Back when I was a callow youth of 35, I was invited to speak at a meeting of Sisters In Crime. This is an organization of women mystery writers, a national group with various local chapters.
I spoke on legal procedure. The title was, “What you’re doing wrong in your courtroom scenes.”
(Which will make a good topic for another day on this blog. Please remind me, class.)
I should have joined the organization then. My guess is that hanging around with these literate, intelligent and active women would have spurred me to writing a quality mystery that would have been my entree into the publishing world.
The world was smaller in 1993.
Oh well, the old man says. There are a thousand things in life to regret and one or two that still give you joy.
I am now a member of Mystery Writers of America, which I joined after I won the Black Orchid all the way back in 2018. Seems like forever.
Part of my membership is a newsletter. In this month’s MWA newsletter was a note that Sisters In Crime is putting together an anthology called “Crime Under the Sun.” These would be mysteries set in Southern California.

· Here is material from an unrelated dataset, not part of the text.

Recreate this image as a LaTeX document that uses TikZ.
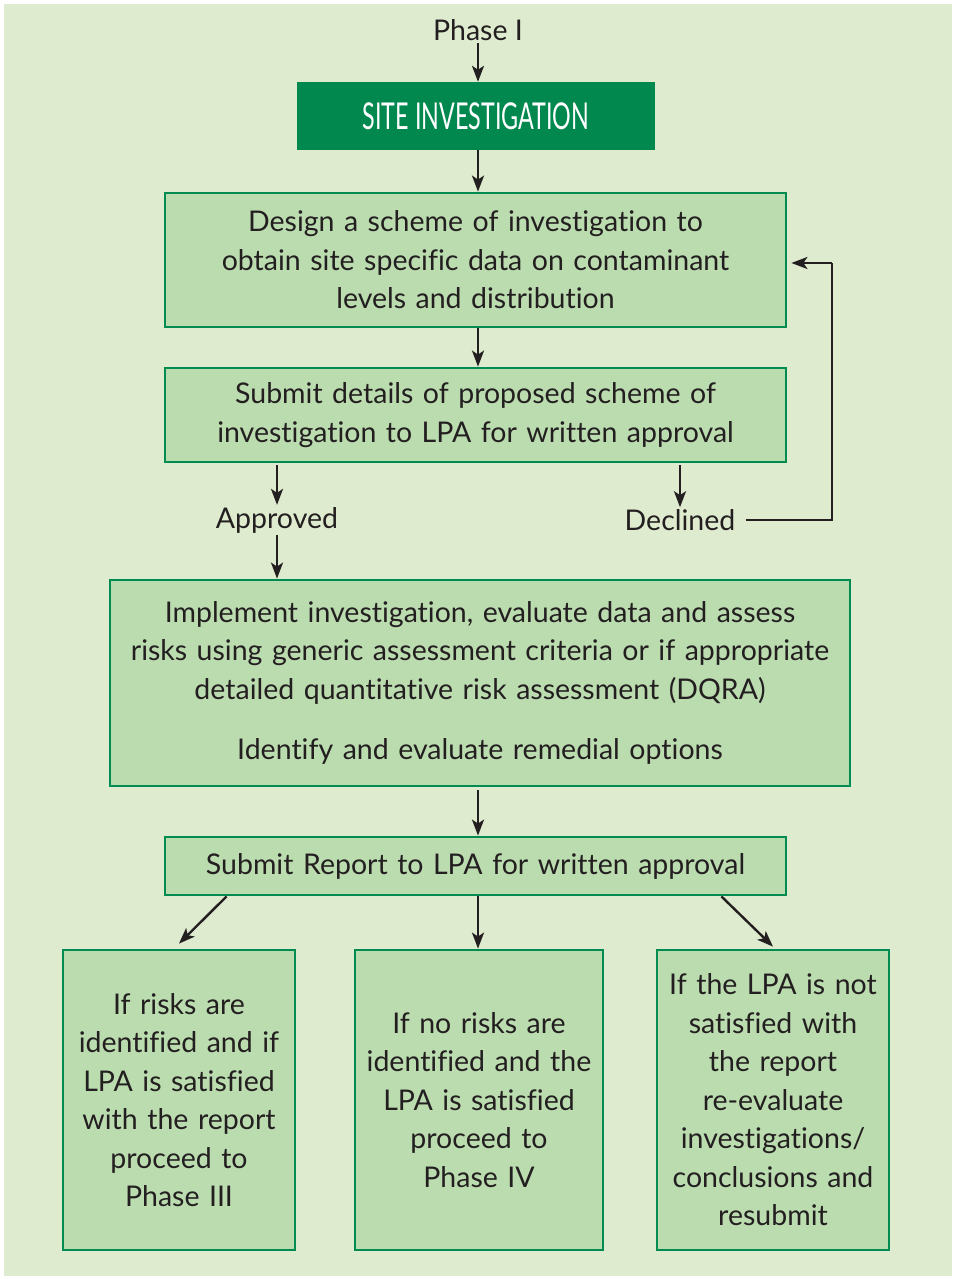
\documentclass[tikz,border=0pt]{standalone}
\usepackage{fontspec}
\setmainfont[Ligatures=NoCommon]{Lato}
\usetikzlibrary{arrows.meta,calc}
\definecolor{bgc}{HTML}{DEEBCE}
\definecolor{boxc}{HTML}{BBDCAF}
\definecolor{edgec}{HTML}{008B50}
\definecolor{titlec}{HTML}{00884F}
\definecolor{inkc}{HTML}{231F20}
\begin{document}
\begin{tikzpicture}[x=1pt,y=-1pt,
  every node/.style={font=\fontsize{28.5}{38.5}\selectfont, text=inkc, inner sep=2pt},
  panel/.style={draw=edgec, line width=2.8pt, fill=boxc, align=center, inner sep=0pt},
  titlebox/.style={fill=titlec, draw=none, inner sep=0pt},
  lbl/.style={inner sep=2pt},
  arr/.style={draw=inkc, line width=2.4pt, -{Stealth[length=16pt,width=12pt,inset=4pt]}},
  lin/.style={draw=inkc, line width=2.4pt}]
\useasboundingbox (0,0) rectangle (954,1279);
\fill[white] (0,0) rectangle (954,1279);
\fill[bgc] (4,4) rectangle (952,1276);

\node[lbl] (p1) at (478,30) {Phase I};
\node[titlebox, minimum width=358pt, minimum height=68pt] (title) at (476,116)
  {\scalebox{0.63}[1]{\color{white}\fontsize{37}{40}\selectfont SITE INVESTIGATION}};
\node[panel, minimum width=621pt, minimum height=134pt, text width=600pt] (b1) at (475.5,260)
  {Design a scheme of investigation to\\obtain site specific data on contaminant\\levels and distribution};
\node[panel, minimum width=621pt, minimum height=94pt, text width=600pt] (b2) at (475.5,415)
  {Submit details of proposed scheme of\\investigation to LPA for written approval};
\node[lbl] (app) at (277,520) {Approved};
\node[lbl] (dec) at (680,520) {Declined};
\node[panel, minimum width=740pt, minimum height=206pt, text width=730pt] (b3) at (480,683)
  {Implement investigation, evaluate data and assess\\risks using generic assessment criteria or if appropriate\\detailed quantitative risk assessment (DQRA)\\[22pt]Identify and evaluate remedial options};
\node[panel, minimum width=621pt, minimum height=58pt, text width=600pt] (b4) at (475.5,866)
  {Submit Report to LPA for written approval};
\node[panel, minimum width=232pt, minimum height=300pt, text width=225pt] (bl) at (179,1100)
  {If risks are\\identified and if\\LPA is satisfied\\with the report\\proceed to\\Phase III};
\node[panel, minimum width=248pt, minimum height=300pt, text width=240pt] (bm) at (479,1100)
  {If no risks are\\identified and the\\LPA is satisfied\\proceed to\\Phase IV};
\node[panel, minimum width=232pt, minimum height=300pt, text width=225pt] (br) at (773,1100)
  {If the LPA is not\\satisfied with\\the report\\re-evaluate\\investigations/\\conclusions and\\resubmit};

\coordinate (loop) at (832,263);

\draw[arr] (p1.south) -- (p1.south |- title.north);
\draw[arr] (title.south -| p1) -- (b1.north -| p1);
\draw[arr] (b1.south -| p1) -- (b2.north -| p1);
\draw[arr] ([yshift=-2pt]b2.south -| app.north) -- (app.north);
\draw[arr] ([yshift=-2pt]b2.south -| dec.north) -- (dec.north);
\draw[arr] (app.south) -- (app.south |- b3.north);
\draw[lin] ([xshift=8pt]dec.east) -| (loop);
\draw[arr] (loop) -- ([xshift=4pt]b1.east |- loop);
\draw[arr] ([yshift=-3pt]b3.south -| p1) -- (b4.north -| p1);
\draw[arr] ($(b4.south west)+(63,0)$) -- ([yshift=5pt]bl.north);
\draw[arr] (b4.south -| p1) -- (bm.north -| p1);
\draw[arr] ($(b4.south east)+(-66,0)$) -- ([yshift=2pt]br.north);
\end{tikzpicture}
\end{document}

As you might remember, class, my well-known character Minerva James is based in Sacramento. Sacramento would only be considered Southern California if you were living in Toronto.
But I decided to write a story for the anthology anyway. After all, Minerva and her amanuensis Carson Robinson can get in a car and drive, can’t they?
I ended up writing “Minerva James and the God of the Sea,” a tale in which Minerva represents a surfer accused of killing another surfer in the ocean. As part of the story, I decided to have Minerva surf!
And while writing the story, I realized she would not have brought her surfboard all the way from Sacramento, so she had to have an old surfer friend to borrow a board from.
I looked up the names of famous surfers of the time and came across…Gidget.
She was perfect. So, Gidget became a character in the story. Heck, Gidget (being a primo surfer) actually springs into action and rescues the client from the clutches of the ocean. If she’s still out there, I hope the girl (now in her 60s) reads it and is flattered. The portrait I painted was totally complimentary.
The purpose of this blog entry (as opposed to many of my other blog entries, which rarely have a purpose other than to annoy you) is to crow that I wrote this story (4000 words) in two days. Wrote it, had it reviewed by my friend Leslie, revised and submitted it. All in two days!
I guess the fallow time is over. Whew.